Tributes to Nora Bernard Flowing In
Residential school survivor : Activist was ‘our voice’
CATHY VON KINTZEL
December 30, 2007
TRURO — Tributes continued pouring in for Nora Bernard on Saturday as police continued investigating the death of the Mi’kmaq activist .
Truro police said it will likely be Monday before they release any new information in the case.
Nora Bernard, 72-year-old member of the Millbrook First Nation, who fought for compensation and justice for the survivors of Indian residential schools, was found dead in her Truro home Thursday morning.
Police suspect foul play but have released no other information.
Tributes were being paid to the woman described as a trailblazer and true pioneer.
” Nora was our voice until such time as we could speak for ourselves,” wrote a member of an online Facebook group established Friday by residential school survivor Amber O’Hara of Toronto.
“Without her, so many residential school survivors would have continued to be silenced about our abuses we suffered,” the contributor wrote. “With her help we became survivors, no longer victims.”
Ms. O’Hara said in an e-mail interview on Saturday she launched the Facebook group, titled In Loving Memory of Nora Bernard, because she wanted to remember “an amazing woman, a kind, caring and giving elder who did so much in her fight for justice for Indian residential school survivors.”
Most comments on the Facebook group’s site are from across Canada.
“She was a trailblazer in her fight for justice for so many,” one Toronto woman wrote.
“May her memory be honoured and cherished and may you take comfort in the knowledge that she helped so many people.”

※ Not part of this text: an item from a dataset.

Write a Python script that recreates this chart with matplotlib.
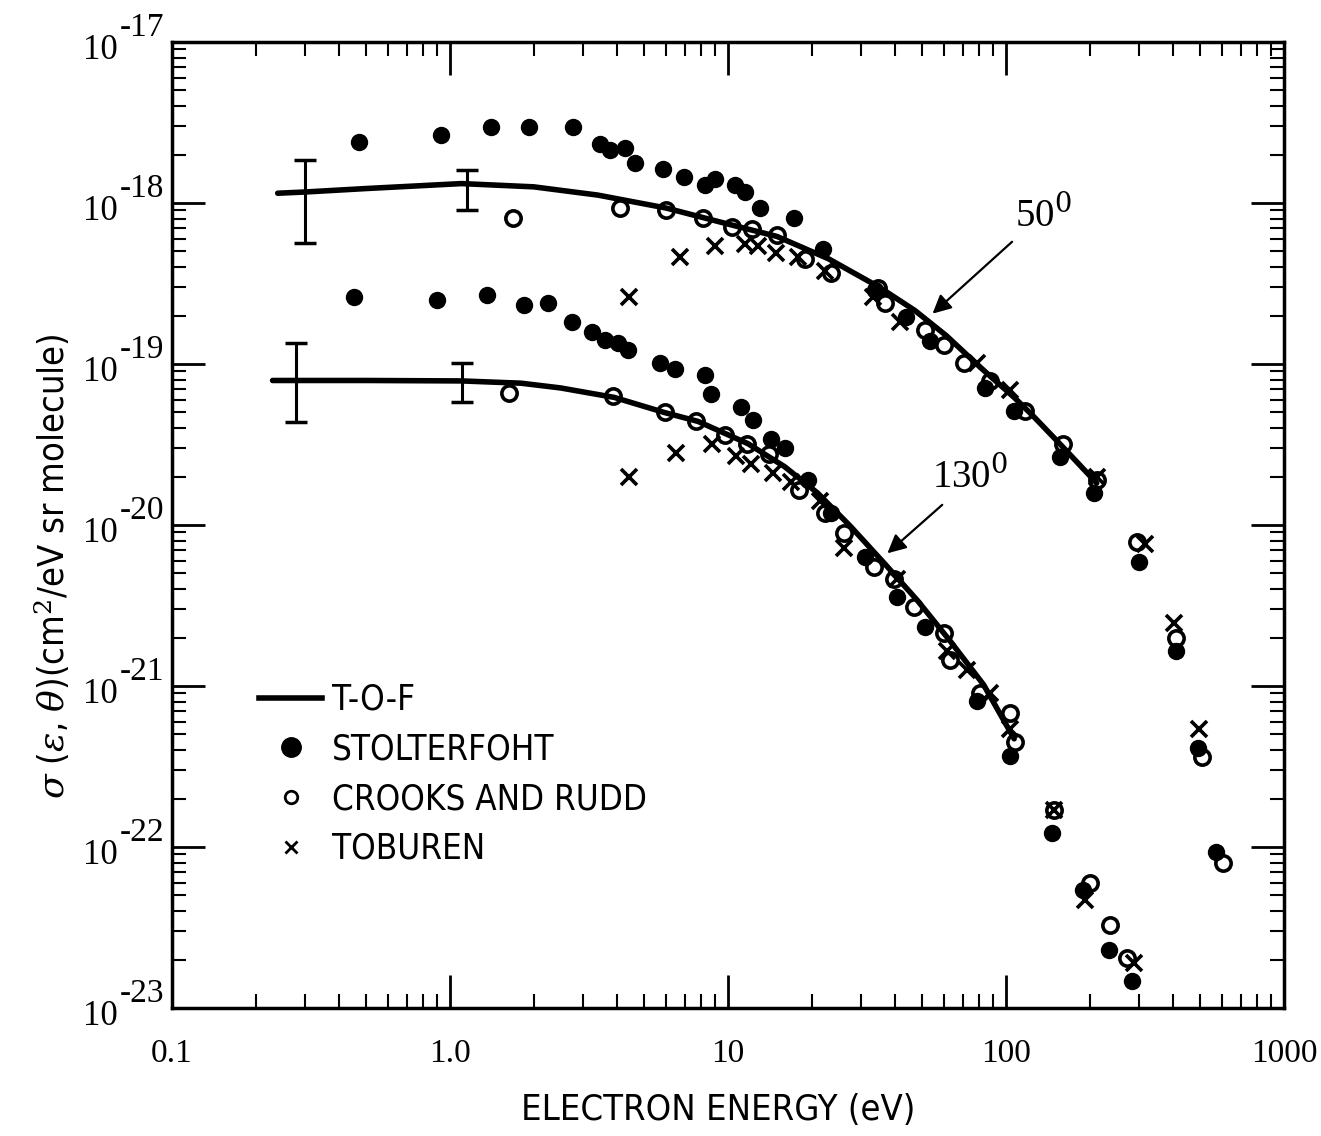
import matplotlib
matplotlib.use("Agg")
import matplotlib.pyplot as plt
from matplotlib.lines import Line2D
from matplotlib.ticker import LogLocator, NullFormatter

plt.rcParams["mathtext.fontset"] = "dejavuserif"

SANS = ["DejaVu Sans"]
SERIF = ["Liberation Serif", "DejaVu Serif"]

# --- T-O-F fitted curves (eV, cm^2/eV sr molecule) ---
tof50_e = [0.24, 0.3, 0.5, 1.1, 2.0, 3.4, 6.0, 10, 15, 23, 35, 47, 61, 81, 107, 126, 156, 212]
tof50_s = [1.15e-18, 1.17e-18, 1.23e-18, 1.32e-18, 1.26e-18, 1.12e-18, 9.3e-19, 7.4e-19,
           6.2e-19, 4.5e-19, 3.0e-19, 2.15e-19, 1.5e-19, 9.5e-20, 6.2e-20, 4.7e-20,
           3.2e-20, 1.82e-20]

tof130_e = [0.23, 0.28, 0.5, 1.1, 1.8, 2.5, 3.9, 5.9, 7.8, 11.8, 16, 21, 27.6, 36.6, 48,
            63, 83, 107]
tof130_s = [7.9e-20, 7.9e-20, 7.9e-20, 7.85e-20, 7.6e-20, 7.1e-20, 6.2e-20, 5.0e-20,
            4.4e-20, 3.2e-20, 2.3e-20, 1.58e-20, 9.8e-21, 5.75e-21, 3.4e-21, 1.9e-21,
            1.02e-21, 4.7e-22]

# error bars on the T-O-F curves: energy, centre, low, high
err50_e = [0.30, 1.15]
err50_c = [1.15e-18, 1.30e-18]
err50_lo = [5.65e-19, 9.06e-19]
err50_hi = [1.85e-18, 1.60e-18]

err130_e = [0.28, 1.10]
err130_c = [7.9e-20, 7.85e-20]
err130_lo = [4.37e-20, 5.8e-20]
err130_hi = [1.35e-19, 1.01e-19]

# --- Stolterfoht (filled circles) ---
stolt50_e = [0.47, 0.93, 1.40, 1.92, 2.78, 3.47, 3.77, 4.27, 4.64, 5.85, 6.95, 8.27, 8.98,
             10.6, 11.5, 13.0, 17.3, 21.9, 33.7, 43.5, 53.4, 84, 107, 156, 207,
             302, 410, 492, 570]
stolt50_s = [2.40e-18, 2.63e-18, 2.95e-18, 2.95e-18, 2.95e-18, 2.34e-18, 2.14e-18, 2.19e-18,
             1.78e-18, 1.62e-18, 1.45e-18, 1.29e-18, 1.41e-18, 1.29e-18, 1.17e-18, 9.3e-19,
             8.1e-19, 5.2e-19, 2.9e-19, 1.95e-19, 1.38e-19, 7.1e-20, 5.1e-20, 2.63e-20,
             1.58e-20, 5.9e-21, 1.66e-21, 4.1e-22, 9.3e-23]

stolt130_e = [0.453, 0.897, 1.36, 1.84, 2.26, 2.74, 3.23, 3.62, 4.03, 4.38, 5.71, 6.46, 8.27,
              8.7, 11.1, 12.3, 14.3, 16.1, 19.4, 23.4, 31.0, 40.6, 51.3, 78.7, 103,
              146, 190, 234, 283]
stolt130_s = [2.6e-19, 2.5e-19, 2.7e-19, 2.34e-19, 2.4e-19, 1.82e-19, 1.58e-19, 1.41e-19,
              1.35e-19, 1.23e-19, 1.02e-19, 9.3e-20, 8.5e-20, 6.5e-20, 5.4e-20, 4.5e-20,
              3.4e-20, 3.0e-20, 1.9e-20, 1.18e-20, 6.3e-21, 3.55e-21, 2.34e-21, 8.1e-22,
              3.7e-22, 1.23e-22, 5.4e-23, 2.3e-23, 1.48e-23]

# --- Crooks and Rudd (open circles) ---
crooks50_e = [1.69, 4.10, 6.0, 8.13, 10.3, 12.2, 15.0, 18.9, 23.4, 34.5, 36.6, 51.3, 60,
              70.7, 87.7, 117, 161, 212, 295, 410, 505, 604]
crooks50_s = [8.1e-19, 9.3e-19, 9.1e-19, 8.1e-19, 7.1e-19, 6.9e-19, 6.3e-19, 4.5e-19,
              3.7e-19, 2.95e-19, 2.4e-19, 1.62e-19, 1.32e-19, 1.02e-19, 7.8e-20, 5.1e-20,
              3.2e-20, 1.9e-20, 7.8e-21, 2.0e-21, 3.6e-22, 7.9e-23]

crooks130_e = [1.63, 3.87, 5.94, 7.68, 9.75, 11.7, 14.1, 18.0, 22.4, 26.2, 33.6, 39.7, 46.8,
               60.0, 63.0, 80.8, 103, 108, 149, 200, 236, 272]
crooks130_s = [6.6e-20, 6.3e-20, 5.0e-20, 4.4e-20, 3.6e-20, 3.2e-20, 2.75e-20, 1.66e-20,
               1.18e-20, 8.9e-21, 5.5e-21, 4.6e-21, 3.1e-21, 2.14e-21, 1.45e-21, 9.1e-22,
               6.8e-22, 4.5e-22, 1.7e-22, 6.0e-23, 3.3e-23, 2.04e-23]

# --- Toburen (crosses) ---
tob50_e = [4.39, 6.73, 8.98, 11.5, 12.8, 14.9, 17.8, 22.3, 33.1, 41.7, 78.7, 103, 212,
           315, 403, 496]
tob50_s = [2.6e-19, 4.6e-19, 5.4e-19, 5.6e-19, 5.4e-19, 4.9e-19, 4.6e-19, 3.8e-19,
           2.6e-19, 1.82e-19, 1.02e-19, 6.9e-20, 2.0e-20, 7.6e-21, 2.45e-21, 5.4e-22]

tob130_e = [4.39, 6.52, 8.77, 10.7, 12.1, 14.5, 16.8, 21.5, 26.2, 40.6, 61.5, 72.5, 87.7,
            103, 149, 192, 288]
tob130_s = [2.0e-20, 2.8e-20, 3.2e-20, 2.7e-20, 2.4e-20, 2.1e-20, 1.86e-20, 1.41e-20,
            7.2e-21, 4.6e-21, 1.66e-21, 1.26e-21, 9.1e-22, 5.4e-22, 1.7e-22, 4.7e-23, 1.9e-23]

xticks = [0.1, 1, 10, 100, 1000]
xtick_labels = ["0.1", "1.0", "10", "100", "1000"]
yticks = [1e-23, 1e-22, 1e-21, 1e-20, 1e-19, 1e-18, 1e-17]
ytick_exps = ["-23", "-22", "-21", "-20", "-19", "-18", "-17"]

W, H = 1321, 1136


def main():
    fig = plt.figure(figsize=(W / 100, H / 100), dpi=100)
    ax = fig.add_axes([172 / W, 1 - 1008 / H, (1284 - 172) / W, (1008 - 42) / H])
    ax.set_xscale("log")
    ax.set_yscale("log")
    ax.set_xlim(0.1, 1000)
    ax.set_ylim(1e-23, 1e-17)

    # curves
    for e, s in [(tof50_e, tof50_s), (tof130_e, tof130_s)]:
        ax.plot(e, s, color="k", lw=4, solid_capstyle="round",
                solid_joinstyle="round", zorder=2)

    for e, c, lo, hi in [(err50_e, err50_c, err50_lo, err50_hi),
                         (err130_e, err130_c, err130_lo, err130_hi)]:
        yerr = [[ci - li for ci, li in zip(c, lo)], [hi_ - ci for ci, hi_ in zip(c, hi)]]
        ax.errorbar(e, c, yerr=yerr, fmt="none", ecolor="k", elinewidth=2.2,
                    capsize=8, capthick=2.5, zorder=2)

    # data points
    for e, s in [(stolt50_e, stolt50_s), (stolt130_e, stolt130_s)]:
        ax.plot(e, s, ls="none", marker="o", color="k", ms=11.5, zorder=3)
    for e, s in [(crooks50_e, crooks50_s), (crooks130_e, crooks130_s)]:
        ax.plot(e, s, ls="none", marker="o", mfc="none", mec="k", mew=2.6, ms=11, zorder=4)
    for e, s in [(tob50_e, tob50_s), (tob130_e, tob130_s)]:
        ax.plot(e, s, ls="none", marker="x", color="k", mew=2.6, ms=11, zorder=4)

    # angle labels with arrows
    arrow = dict(arrowstyle="-|>", color="k", lw=1.6, mutation_scale=28)
    ax.annotate("", xy=(53.5, 2.0e-19), xytext=(107, 5.9e-19), arrowprops=arrow)
    ax.text(108, 8.4e-19, r"50$^{0}$", family=SERIF, size=28, ha="left", va="center")
    ax.annotate("", xy=(36.8, 6.5e-21), xytext=(60, 1.37e-20), arrowprops=arrow)
    ax.text(54, 2.0e-20, r"130$^{0}$", family=SERIF, size=28, ha="left", va="center")

    # axes styling
    for sp in ax.spines.values():
        sp.set_linewidth(2.5)
    ax.xaxis.set_minor_locator(LogLocator(base=10, subs=range(2, 10), numticks=20))
    ax.yaxis.set_minor_locator(LogLocator(base=10, subs=range(2, 10), numticks=20))
    ax.xaxis.set_minor_formatter(NullFormatter())
    ax.yaxis.set_minor_formatter(NullFormatter())
    ax.set_xticks(xticks)
    ax.set_xticklabels(xtick_labels, family=SERIF, size=24)
    ax.set_yticks(yticks)
    ax.set_yticklabels([])
    ax.tick_params(which="major", direction="in", length=24, width=2,
                   top=True, right=True)
    ax.tick_params(which="minor", direction="in", length=10, width=1.5,
                   top=True, right=True)
    ax.tick_params(axis="x", which="major", pad=22)

    # y tick labels: "10" with a raised exponent of nearly the same size
    x0 = ax.transAxes.transform((0, 0))[0]
    for v, ex in zip(yticks, ytick_exps):
        y = ax.transData.transform((1, v))[1]
        fig.text((x0 - 54) / W, (y - 8) / H, "10", family=SERIF, size=25,
                 ha="right", va="center")
        fig.text((x0 - 52) / W, (y + 14) / H, ex, family=SERIF, size=24,
                 ha="left", va="center")

    fig.text(718 / W, 1 - 1110 / H, "ELECTRON ENERGY (eV)", family=SANS,
             stretch="condensed", size=26, ha="center", va="center")
    fig.text(52 / W, 1 - 566 / H,
             r"$\sigma$ ($\epsilon$, $\theta$)(cm$^2$/eV sr molecule)",
             family=SANS, stretch="condensed", size=26, rotation=90,
             ha="center", va="center")

    handles = [Line2D([], [], color="k", lw=4),
               Line2D([], [], ls="none", marker="o", color="k", ms=14),
               Line2D([], [], ls="none", marker="o", mfc="none", mec="k", mew=2, ms=9),
               Line2D([], [], ls="none", marker="x", color="k", mew=2, ms=9)]
    labels = ["T-O-F", "STOLTERFOHT", "CROOKS AND RUDD", "TOBUREN"]
    ax.legend(handles, labels, loc="upper left", bbox_to_anchor=(0.066, 0.351),
              frameon=False,
              prop={"family": SANS, "stretch": "condensed", "size": 25},
              handlelength=1.8, handletextpad=0.3, labelspacing=0.45, borderaxespad=0)

    fig.savefig("out.png", dpi=100)
    plt.close(fig)


if __name__ == "__main__":
    main()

Ms. O’Hara said the survivors of the more than 70 residential schools live across Canada, so she assumes that as word spreads of Ms. Bernard’s death more people will join her group.
One man in the group called Ms. Bernard a true pioneer.
“The legal stand that she took against the Canadian government has brought many closures for residential school survivors in Canada.”
Ms. O’Hara said Ms. Bernard had nothing to gain when she began her struggle for justice.
“She did so because she cared when no one else seemed to care. What she gave in terms of a voice to other survivors to speak up is immeasurable. Nora will live forever in our hearts. I wish her spirit a safe and fast journey to the spirit world.”
The Shubenacadie Indian Residential School Association’s website says it was in 1987 that Ms. Bernard began locating survivors who were forced to attend the institution.
She helped form the Truro-based association in 1995 with a goal to help survivors and victims of physical, mental and sexual abuse at the school through healing processes that would help give them back their lives and culture.
That same year she hired Halifax lawyer John McKiggan to take the survivors’ case when others wouldn’t.
Years later, on the day of her death, Mr. McKiggan told The Chronicle Herald how he couldn’t say no to a determined and tireless Ms. Bernard.
He had worked on a number of claims for sexual abuse survivors but knew nothing about the Indian residential school system and what people had endured.
After speaking with Ms. Bernard and her fledgling group, he did some research and “came to believe that what happened to these children was horribly, horribly wrong. Nora convinced me to help her pursue justice for these children.”
Mr. McKiggan is convinced that if Ms. Bernard hadn’t filed her first class action, others may not have followed suit and the compensation settlement may never have happened.
“It’s a tremendous accomplishment that Nora was instrumental in.”